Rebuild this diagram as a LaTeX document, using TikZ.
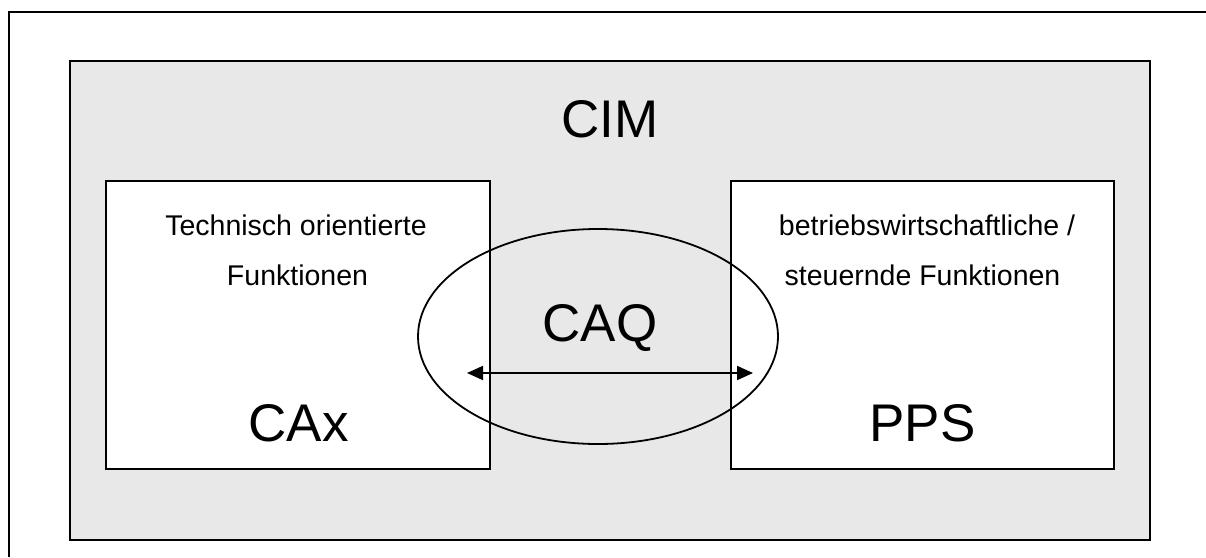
\documentclass[tikz,border=0pt]{standalone}
\usepackage{fontspec}
\setmainfont{Liberation Sans}
\usetikzlibrary{shapes.geometric,arrows.meta}
\definecolor{cimgray}{RGB}{232,232,232}
\tikzset{
  frame/.style={draw=black,line width=2pt},
  cimarea/.style={frame,fill=cimgray,rectangle,inner sep=0pt},
  funcbox/.style={frame,fill=white,rectangle,inner sep=0pt,minimum width=384pt,minimum height=288pt},
  caqring/.style={draw=black,line width=1.8pt,ellipse,inner sep=0pt,minimum width=360pt,minimum height=215pt},
  biglabel/.style={anchor=base,inner sep=0pt,font=\fontsize{53}{60}\selectfont},
  smalllabel/.style={anchor=base,inner sep=0pt,font=\fontsize{28.5}{34}\selectfont},
  link/.style={line width=1.8pt,{Triangle[length=16pt,width=14pt]}-{Triangle[length=16pt,width=14pt]}}
}
\begin{document}
\begin{tikzpicture}[x=1pt,y=-1pt]
  \useasboundingbox (0,0) rectangle (1206,557);
  % open outer frame (top and left edges)
  \coordinate (fbl) at (9,557);
  \coordinate (ftl) at (9,12);
  \coordinate (ftr) at (1206,12);
  \draw[line width=2pt] (fbl) -- (ftl) -- (ftr);
  % CIM area
  \node[cimarea,minimum width=1080pt,minimum height=479pt] (cim) at (610,300.5) {};
  % function boxes
  \node[funcbox] (cax) at (298,325) {};
  \node[funcbox,minimum width=383pt] (pps) at (922.5,325) {};
  % CAQ ring
  \node[caqring] (caq) at (598,336.5) {};
  % link between CAx and PPS
  \coordinate (la) at (467,373);
  \coordinate (lb) at (753,373);
  \draw[link] (la) -- (lb);
  % labels
  \node[biglabel] (cimt) at (610,137) {CIM};
  \node[biglabel] (caqt) at (600,341) {CAQ};
  \node[biglabel] (caxt) at (298.5,441.5) {CAx};
  \node[biglabel] (ppst) at (922.5,441.5) {PPS};
  \node[smalllabel] (t1) at (296,235) {Technisch orientierte};
  \node[smalllabel] (t2) at (297.5,285) {Funktionen};
  \node[smalllabel] (t3) at (927,235) {betriebswirtschaftliche /};
  \node[smalllabel] (t4) at (922.5,285) {steuernde Funktionen};
\end{tikzpicture}
\end{document}
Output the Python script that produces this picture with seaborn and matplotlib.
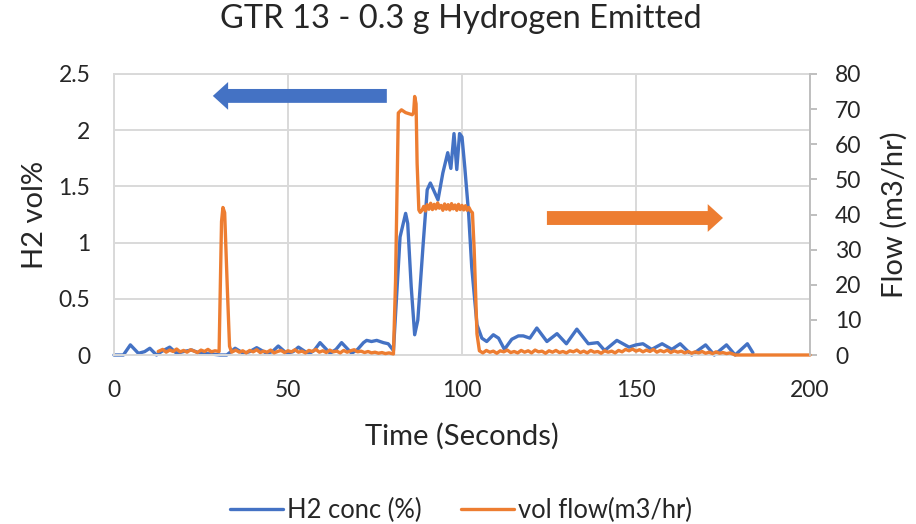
import matplotlib
matplotlib.use("Agg")
import matplotlib.pyplot as plt
import seaborn as sns
from matplotlib.ticker import MultipleLocator, FuncFormatter

# ---- data -------------------------------------------------------------
time_h2 = [
    0.0, 2.7, 4.7, 7.0, 8.8, 10.3, 12.2, 13.6, 16.0, 18.0,
    19.9, 22.3, 24.7, 27.6, 30.5, 32.4, 34.8, 37.2, 39.0, 41.0,
    43.9, 45.5, 47.2, 49.6, 51.5, 53.0, 55.9, 57.5, 59.2, 62.1,
    63.8, 65.4, 68.3, 70.0, 71.7, 72.6, 74.0, 75.5, 77.4, 78.8,
    80.3, 82.2, 83.8, 84.4, 85.4, 86.4, 87.3, 88.8, 90.0, 90.9,
    91.8, 93.1, 94.5, 95.9, 96.8, 97.7, 98.5, 99.3, 100.0, 100.8,
    101.9, 102.8, 104.3, 105.7, 107.1, 109.0, 110.5, 112.2, 114.3, 116.2,
    117.6, 119.5, 121.5, 124.4, 127.3, 130.0, 133.0, 136.3, 139.0, 141.0,
    144.5, 148.0, 150.0, 152.0, 154.5, 157.5, 160.3, 162.7, 166.0, 170.0,
    172.5, 176.0, 178.5, 182.0, 183.6,
]
h2_conc = [
    0.0, 0.0, 0.09, 0.015, 0.03, 0.06, 0.0, 0.03, 0.07, 0.015,
    0.03, 0.045, 0.015, 0.01, 0.0, 0.0, 0.06, 0.015, 0.03, 0.065,
    0.015, 0.03, 0.08, 0.015, 0.03, 0.07, 0.01, 0.04, 0.11, 0.015,
    0.05, 0.11, 0.015, 0.05, 0.11, 0.13, 0.12, 0.13, 0.11, 0.10,
    0.04, 1.05, 1.26, 1.17, 0.61, 0.18, 0.31, 0.97, 1.47, 1.53,
    1.47, 1.38, 1.62, 1.80, 1.66, 1.97, 1.65, 1.97, 1.94, 1.67,
    1.26, 0.78, 0.27, 0.15, 0.12, 0.18, 0.15, 0.05, 0.14, 0.17,
    0.17, 0.15, 0.24, 0.12, 0.19, 0.10, 0.23, 0.10, 0.11, 0.04,
    0.13, 0.07, 0.09, 0.10, 0.05, 0.10, 0.05, 0.10, 0.0, 0.09,
    0.0, 0.09, 0.0, 0.10, 0.02,
]

time_flow = [
    12.7, 14, 15, 16, 17, 18, 19, 20, 21, 22,
    23, 24, 25, 26, 27, 28, 29,
    30.2, 30.9, 31.3, 31.8, 32.6, 33.2, 33.8,
    35, 36, 37, 38, 39, 40, 41, 42, 43, 44,
    45, 46, 47, 48, 49, 50, 51, 52, 53, 54,
    55, 56, 57, 58, 59, 60, 61, 62, 63, 64,
    65, 66, 67, 68, 69, 70, 71, 72, 73, 74,
    75, 76, 77, 78, 79,
    80.3, 80.9, 81.7, 82.6, 83.8, 85.7, 86.1, 86.4, 86.8, 87.1,
    87.6, 88.0,
    88.5, 89.0, 89.5, 90.0, 90.5, 91.0, 91.5, 92.0, 92.5, 93.0,
    93.5, 94.0, 94.5, 95.0, 95.5, 96.0, 96.5, 97.0, 97.5, 98.0,
    98.5, 99.0, 99.5, 100.0, 100.5, 101.0, 101.5, 102.0, 102.5,
    103.0, 103.5, 104.3, 105.0,
    106, 107, 108, 109, 110, 111, 112, 113, 114, 115,
    116, 117, 118, 119, 120, 121, 122, 123, 124, 125,
    126, 127, 128, 129, 130, 131, 132, 133, 134, 135,
    136, 137, 138, 139, 140, 141, 142, 143, 144, 145,
    146, 147, 148, 149, 150, 151, 152, 153, 154, 155,
    156, 157, 158, 159, 160, 161, 162, 163, 164, 165,
    166, 167, 168, 169, 170, 171, 172, 173, 174, 175,
    176, 177,
    178.5, 200.0,
]
vol_flow = [
    1.0, 1.6, 0.8, 1.4, 1.0, 1.7, 0.9, 1.3, 0.8, 1.5,
    1.1, 0.7, 1.4, 1.0, 1.6, 0.9, 1.2,
    1.0, 38.0, 42.0, 40.5, 18.0, 2.5, 0.8,
    1.4, 0.8, 1.2, 0.6, 1.3, 0.9, 1.5, 0.7, 1.1, 0.8,
    1.4, 0.6, 1.0, 1.3, 0.7, 1.2, 0.9, 1.5, 0.8, 1.1,
    0.6, 1.3, 1.0, 1.6, 0.8, 1.2, 0.7, 1.4, 0.9, 1.1,
    0.6, 1.3, 0.8, 1.2, 1.5, 0.9, 1.1, 0.7, 1.0, 0.6,
    0.8, 0.5, 0.7, 0.4, 0.6,
    0.3, 21.0, 68.9, 69.8, 69.0, 68.4, 69.0, 73.6, 71.5, 54.6,
    41.3, 40.6,
    41.2, 42.3, 41.0, 42.8, 41.5, 43.2, 41.4, 42.9, 41.6, 43.3,
    41.8, 42.6, 41.2, 43.0, 41.5, 42.8, 41.3, 43.1, 41.6, 42.7,
    41.2, 42.9, 41.4, 42.6, 41.3, 42.5, 41.2, 42.0, 41.0,
    40.5, 30.0, 6.0, 1.2,
    0.6, 1.3, 0.8, 1.1, 0.5, 1.2, 0.9, 1.4, 0.7, 1.0,
    0.6, 1.3, 0.8, 1.2, 0.6, 1.4, 0.9, 1.1, 0.5, 1.2,
    0.8, 1.3, 0.7, 1.0, 0.6, 1.2, 0.9, 1.4, 0.7, 1.1,
    0.6, 1.3, 0.8, 1.0, 0.5, 1.2, 0.8, 1.1, 0.6, 1.3,
    0.9, 1.6, 1.2, 1.7, 1.1, 1.5, 0.9, 1.4, 1.0, 1.6,
    0.8, 1.3, 0.9, 1.4, 0.7, 1.2, 0.8, 1.1, 0.6, 1.0,
    0.5, 0.9, 0.6, 1.0, 0.5, 0.8, 0.4, 0.9, 0.5, 0.7,
    0.4, 0.6,
    0.0, 0.0,
]

series_labels = ["H2 conc (%)", "vol flow(m3/hr)"]
x_ticks_step = 50
left_ticks_step = 0.5
right_ticks_step = 10

# ---- style ------------------------------------------------------------
BLUE = "#4472C4"
ORANGE = "#ED7D31"
GRID = "#D9D9D9"
AXIS = "#BFBFBF"
TEXT = "#262626"

sns.set_style("white")
plt.rcParams["font.family"] = ["Lato", "DejaVu Sans"]
plt.rcParams["text.color"] = TEXT
plt.rcParams["axes.labelcolor"] = TEXT
plt.rcParams["xtick.color"] = TEXT
plt.rcParams["ytick.color"] = TEXT

TICK_FS = 16.5
LABEL_FS = 21
TITLE_FS = 23.5
LEGEND_FS = 18.4

fig = plt.figure(figsize=(9.16, 5.24), dpi=100)
ax = fig.add_axes([114 / 916, 1 - 355 / 524, 696 / 916, 281 / 524])

sns.lineplot(x=time_h2, y=h2_conc, ax=ax, color=BLUE, linewidth=2.4,
             estimator=None, sort=False, clip_on=False)
ax2 = ax.twinx()
sns.lineplot(x=time_flow, y=vol_flow, ax=ax2, color=ORANGE, linewidth=2.4,
             estimator=None, sort=False, clip_on=False)

ax.set_xlim(0, 200)
ax.set_ylim(0, 2.5)
ax2.set_ylim(0, 80)
ax.xaxis.set_major_locator(MultipleLocator(x_ticks_step))
ax.yaxis.set_major_locator(MultipleLocator(left_ticks_step))
ax2.yaxis.set_major_locator(MultipleLocator(right_ticks_step))
fmt = FuncFormatter(lambda v, _: f"{v:g}")
ax.xaxis.set_major_formatter(fmt)
ax.yaxis.set_major_formatter(fmt)
ax2.yaxis.set_major_formatter(fmt)

ax.grid(True, color=GRID, linewidth=1.4)
ax.set_axisbelow(True)
ax2.grid(False)

for name in ("top", "left", "bottom"):
    ax.spines[name].set_color(GRID)
    ax.spines[name].set_linewidth(1.4)
    ax2.spines[name].set_visible(False)
ax.spines["right"].set_visible(False)
ax2.spines["right"].set_color(AXIS)
ax2.spines["right"].set_linewidth(1.4)

ax.tick_params(axis="x", length=0, pad=18, labelsize=TICK_FS)
ax.tick_params(axis="y", length=0, pad=17, labelsize=TICK_FS)
ax2.tick_params(axis="y", direction="out", length=5, width=1.4, color=AXIS,
                pad=13, labelsize=TICK_FS)

ax.set_xlabel("Time (Seconds)", fontsize=LABEL_FS, va="center")
ax.xaxis.set_label_coords(0.5, (355 - 436) / 281)
ax.set_ylabel("H2 vol%", fontsize=LABEL_FS, va="center")
ax.yaxis.set_label_coords((35 - 114) / 696, 0.5)
ax2.set_ylabel("Flow (m3/hr)", fontsize=LABEL_FS, va="center", rotation=90)
ax2.yaxis.set_label_coords((894 - 114) / 696, 0.5)

fig.text(461 / 916, 1 - 19 / 524, "GTR 13 - 0.3 g Hydrogen Emitted",
         ha="center", va="center", fontsize=TITLE_FS)

# direction arrows pointing at each series' axis
arrow_kw = dict(arrowstyle="simple,head_length=1.1,head_width=2.0,tail_width=1.0",
                mutation_scale=10, shrinkA=0, shrinkB=0, lw=0)
ax.annotate("", xy=(0.142, 0.922), xytext=(0.392, 0.922), xycoords="axes fraction",
            arrowprops=dict(color=BLUE, **arrow_kw))
ax.annotate("", xy=(0.875, 0.4875), xytext=(0.622, 0.4875), xycoords="axes fraction",
            arrowprops=dict(color=ORANGE, **arrow_kw))

for a in (ax, ax2):
    if a.get_legend() is not None:
        a.get_legend().remove()

fig.legend(handles=[ax.lines[0], ax2.lines[0]], labels=series_labels,
           loc="center", bbox_to_anchor=(461 / 916, 1 - 510 / 524), ncol=2,
           frameon=False, fontsize=LEGEND_FS, handlelength=2.07,
           columnspacing=1.56, handletextpad=0.15)

fig.savefig("out.png", dpi=100)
= = = = =
GOAL: Starting at the line with "Output the Python" and ending at the line with "from matplotlib.ticker import", copy each line exactly, both ends included. Do not copy the pictures.

OUTPUT OF THE EXERCISE:
Output the Python script that produces this picture with seaborn and matplotlib.
import matplotlib
matplotlib.use("Agg")
import matplotlib.pyplot as plt
import seaborn as sns
from matplotlib.ticker import MultipleLocator, FuncFormatter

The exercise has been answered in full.